Adapted by
Jim Daly & Grisha Dolgopolov from novel Moskva-Petushki by Venedickt
Erofeev
At La Mama at Carlton Courthouse
Theatre
8.15 Wed-Sat 6.15 Sun until May 11,
1996
Reviewed by Kate Herbert around
April 21, 1996
The 8.16 Vodka Syndrome is 2.5 hours
of Russian boozing, delusion and mayhem set on the Moscow to Petushki train. On opening night, Anzac Day,
several drunken Anzacs reeled onstage from Drummond Street, to actor, Jim
Daly's astonishment and our confusion.
Vodka is a vigorous, entertaining show, epic in
both length and style. The thirty-odd
characters are played by Jim Daly, who has multiple personalities and oodles of
energy.
The script
was adapted by Daly and Melbourne-based Russian scholar, Grisha Dolgopolov from
the novel Moskva-Petushki by Venedickt Erofeev who died in 1990; should we
assume from alcoholism, as the lead dipsomaniac bears his name?
Erofeev is
a much-quoted hero of Moscow's
intellectual boozers.
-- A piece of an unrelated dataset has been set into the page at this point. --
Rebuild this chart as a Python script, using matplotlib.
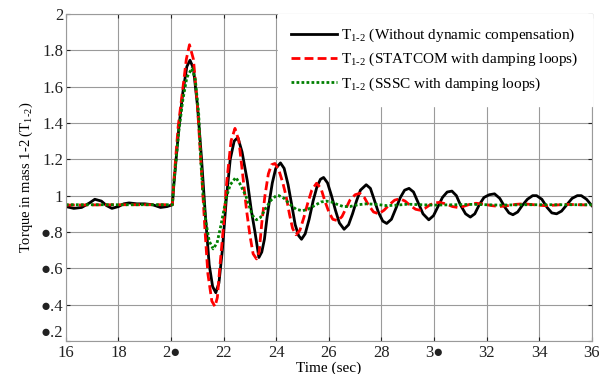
import matplotlib
matplotlib.use("Agg")
import matplotlib.pyplot as plt

# -----------------------------
# Fonts
# -----------------------------
plt.rcParams['font.family'] = ['Liberation Serif', 'DejaVu Sans']
plt.rcParams['mathtext.fontset'] = 'custom'
plt.rcParams['mathtext.rm'] = 'Liberation Serif'

# -----------------------------
# Data
# -----------------------------
t_black = [16.0, 16.3, 16.6, 16.9, 17.1, 17.35, 17.55, 17.75, 18.0, 18.2, 18.4, 18.7,
           19.0, 19.3, 19.6, 19.85, 20.05, 20.1, 20.3, 20.45, 20.6, 20.72, 20.85, 21.0,
           21.15, 21.3, 21.45, 21.58, 21.7, 21.82, 21.95, 22.1, 22.25, 22.4, 22.54, 22.7,
           22.9, 23.05, 23.19, 23.34, 23.45, 23.55, 23.65, 23.75, 23.85, 23.98, 24.16,
           24.3, 24.45, 24.6, 24.72, 24.85, 24.96, 25.1, 25.25, 25.4, 25.55, 25.68, 25.8,
           25.95, 26.1, 26.25, 26.4, 26.58, 26.75, 26.9, 27.05, 27.2, 27.42, 27.58, 27.72,
           27.88, 28.05, 28.2, 28.38, 28.55, 28.72, 28.88, 29.05, 29.22, 29.4, 29.58, 29.8,
           29.98, 30.15, 30.32, 30.5, 30.68, 30.85, 31.0, 31.2, 31.38, 31.55, 31.72, 31.9,
           32.1, 32.3, 32.5, 32.7, 32.85, 33.0, 33.18, 33.35, 33.55, 33.75, 33.9, 34.1,
           34.3, 34.48, 34.66, 34.85, 35.05, 35.25, 35.45, 35.6, 35.8, 36.0]
v_black = [0.94, 0.93, 0.935, 0.96, 0.98, 0.97, 0.945, 0.93, 0.94, 0.955, 0.96, 0.955,
           0.955, 0.95, 0.935, 0.94, 0.95, 1.05, 1.38, 1.57, 1.71, 1.745, 1.70, 1.50,
           1.22, 0.90, 0.62, 0.50, 0.466, 0.52, 0.70, 0.98, 1.20, 1.30, 1.32, 1.24,
           1.08, 0.92, 0.80, 0.66, 0.69, 0.76, 0.88, 0.98, 1.07, 1.15, 1.18,
           1.15, 1.06, 0.94, 0.84, 0.78, 0.76, 0.79, 0.87, 0.97, 1.05, 1.09, 1.10,
           1.07, 1.00, 0.92, 0.85, 0.815, 0.84, 0.90, 0.97, 1.03, 1.06, 1.04, 0.98,
           0.91, 0.86, 0.847, 0.87, 0.93, 0.99, 1.03, 1.04, 1.02, 0.96, 0.90, 0.867,
           0.89, 0.94, 0.99, 1.02, 1.025, 1.00, 0.95, 0.90, 0.882, 0.90, 0.95, 0.99,
           1.005, 1.01, 0.985, 0.935, 0.905, 0.895, 0.91, 0.945, 0.98, 1.00, 1.00, 0.98,
           0.935, 0.905, 0.90, 0.915, 0.95, 0.985, 1.00, 1.00, 0.98, 0.945]

t_red = [16.0, 18.0, 20.05, 20.1, 20.27, 20.44, 20.58, 20.7, 20.85, 21.0, 21.15, 21.29,
         21.4, 21.55, 21.67, 21.76, 21.85, 21.98, 22.12, 22.28, 22.43, 22.58, 22.72,
         22.87, 23.0, 23.12, 23.25, 23.35, 23.45, 23.57, 23.7, 23.82, 23.95, 24.1, 24.25,
         24.37, 24.5, 24.62, 24.75, 24.9, 25.05, 25.2, 25.35, 25.53, 25.7, 25.85, 26.0,
         26.15, 26.34, 26.5, 26.65, 26.8, 27.0, 27.18, 27.35, 27.5, 27.7, 27.9, 28.1,
         28.3, 28.5, 28.7, 28.9, 29.1, 29.3, 29.46, 29.65, 29.85, 30.05, 30.2, 30.45,
         30.7, 30.9, 31.1, 31.35, 31.6, 31.9, 32.2, 32.5, 32.8, 33.1, 33.4, 33.8, 34.2,
         34.6, 35.0, 35.5, 36.0]
v_red = [0.948, 0.95, 0.95, 1.07, 1.38, 1.58, 1.75, 1.83, 1.75, 1.50, 1.15, 0.81,
         0.57, 0.42, 0.39, 0.44, 0.60, 0.81, 1.08, 1.30, 1.37, 1.30, 1.12,
         0.92, 0.78, 0.68, 0.652, 0.69, 0.85, 1.00, 1.12, 1.17, 1.177, 1.14, 1.07,
         1.00, 0.90, 0.82, 0.785, 0.81, 0.88, 0.96, 1.03, 1.068, 1.04, 0.97, 0.91,
         0.87, 0.862, 0.885, 0.93, 0.975, 1.005, 1.013, 0.99, 0.95, 0.91, 0.90, 0.92,
         0.95, 0.975, 0.983, 0.97, 0.945, 0.925, 0.92, 0.93, 0.95, 0.96, 0.963, 0.955,
         0.94, 0.935, 0.94, 0.952, 0.958, 0.953, 0.945, 0.94, 0.945, 0.952, 0.955, 0.95, 0.945,
         0.948, 0.952, 0.95, 0.948]

t_green = [16.0, 18.0, 20.05, 20.1, 20.3, 20.45, 20.6, 20.79, 20.92, 21.05, 21.13, 21.22,
           21.33, 21.45, 21.6, 21.75, 21.9, 22.02, 22.12, 22.25, 22.46, 22.6, 22.84, 23.0,
           23.1, 23.25, 23.4, 23.6, 23.8, 24.0, 24.1, 24.3, 24.5, 24.75, 25.0, 25.2, 25.45,
           25.7, 25.9, 26.1, 26.35, 26.55, 26.8, 27.1, 27.44, 27.8, 28.2, 28.6, 29.0, 29.5,
           30.0, 30.8, 31.5, 32.5, 33.5, 34.5, 36.0]
v_green = [0.95, 0.95, 0.95, 1.06, 1.36, 1.53, 1.65, 1.70, 1.64, 1.45, 1.19, 1.00,
           0.85, 0.75, 0.707, 0.74, 0.84, 0.93, 1.00, 1.06, 1.10, 1.07, 1.00, 0.93,
           0.89, 0.867, 0.88, 0.93, 0.975, 1.00, 1.00, 0.985, 0.955, 0.925, 0.917, 0.925, 0.945,
           0.965, 0.97, 0.965, 0.95, 0.94, 0.94, 0.95, 0.955, 0.952, 0.945, 0.948, 0.953, 0.95,
           0.948, 0.95, 0.952, 0.948, 0.95, 0.95, 0.95]

x_ticks = [16, 18, 20, 22, 24, 26, 28, 30, 32, 34, 36]
x_tick_labels = ['16', '18', '2\u25cf', '22', '24', '26', '28', '3\u25cf', '32', '34', '36']
y_ticks = [0.2, 0.4, 0.6, 0.8, 1.0, 1.2, 1.4, 1.6, 1.8, 2.0]
y_tick_labels = ['\u25cf.2', '\u25cf.4', '\u25cf.6', '\u25cf.8', '1', '1.2', '1.4', '1.6', '1.8', '2']

sub = r'T$_{\mathregular{1\text{-}2}}$'
labels = [sub + ' (Without dynamic compensation)',
          sub + ' (STATCOM with damping loops)',
          sub + ' (SSSC with damping loops)']

# -----------------------------
# Figure
# -----------------------------
fig = plt.figure(figsize=(5.99, 3.74), dpi=100)
ax = fig.add_axes([0.110, 0.088, 0.878, 0.875])

ax.plot(t_black, v_black, color='black', lw=2.0, label=labels[0])
ax.plot(t_red, v_red, color='red', lw=2.0, ls=(0, (3.2, 1.5)), label=labels[1])
ax.plot(t_green, v_green, color='green', lw=2.0, ls=(0, (1, 0.8)), label=labels[2])

ax.set_xlim(16, 36)
ax.set_ylim(0.2, 2.0)
ax.set_xticks(x_ticks)
ax.set_xticklabels(x_tick_labels)
ax.set_yticks(y_ticks)
ax.set_yticklabels(y_tick_labels)
ax.tick_params(direction='in', length=3, width=0.8, top=True, right=True,
               labelsize=12, colors='#222222')
ax.tick_params(axis='x', pad=3)
ax.tick_params(axis='y', pad=2)
# lift the lowest y label a little so it clears the first x label
ax.get_yticklabels()[0].set_va('bottom')
ax.grid(True, color='#9a9a9a', lw=0.8)
for s in ax.spines.values():
    s.set_color('#9a9a9a')
    s.set_linewidth(0.8)

ax.set_xlabel('Time (sec)', fontsize=11, labelpad=0)
ax.set_ylabel('Torque in mass 1-2 (T$_{\\mathregular{1\\text{-}2}}$)', fontsize=10.5, labelpad=4)

leg = ax.legend(loc='upper right', bbox_to_anchor=(1.0, 1.0), borderaxespad=0.0,
                fontsize=11, frameon=True, fancybox=False, framealpha=1.0,
                edgecolor='white', facecolor='white', handlelength=3.0,
                handletextpad=0.3, labelspacing=0.45, borderpad=0.85)

fig.savefig('out.png', dpi=100)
To quote him: "'Drink more, eat less' is the best
protection against hubris and artificial atheism" and "Unrefined
vodka replaced Veuve Cliquot. That was the beginning of classlessness."
It is
difficult to resist using such impeccable dialogue as, "Women are
different - because they have a waist - and they killed Marat with a
pen-knife." However, theatre tolerates fewer words than prose and this
adaptation has retained too many. The show could be sensational with twenty
minutes nipped from both top and tail, making it tighter without losing its rich
language and myriad characters.
And they
are myriad. The inimical Daly scuttles about the stage, transforming body,
voice and face in a split second. The train scene with Erofeev, "Black
Moustache", "The Decembrist" and "Old and Young
Mitrich" was a tour-de-force of comic timing, characterisation and
philosophy. Throughout the play, he reels from misery to joy, delusion to stark
sobriety.
Dolgopolov
has taken artistic risks, many of which succeed. Nina Danko's blasted urban landscape design clutters the stage
with travellers' detritus, echoing the chaos of Erofeev's alcoholic
stupor. Absurd slides flash onto
corrugated iron, depicting Russian images. The lighting, effectively tawdry at
moments, at others leaves Daly in frustrating near-darkness.
Live music
by Faye and Dan Bendrups supports the action evocatively, although a little too
loudly early. Daly's sonorous songs in Brechtian style, were an inspired
addition.
One cannot
but be fascinated and astounded by the Russian's see-saw affair with both melancholy
and ecstasy which seems, in turn, to be married to their continuing obsession
with vodka and an ability to write exceptional prose.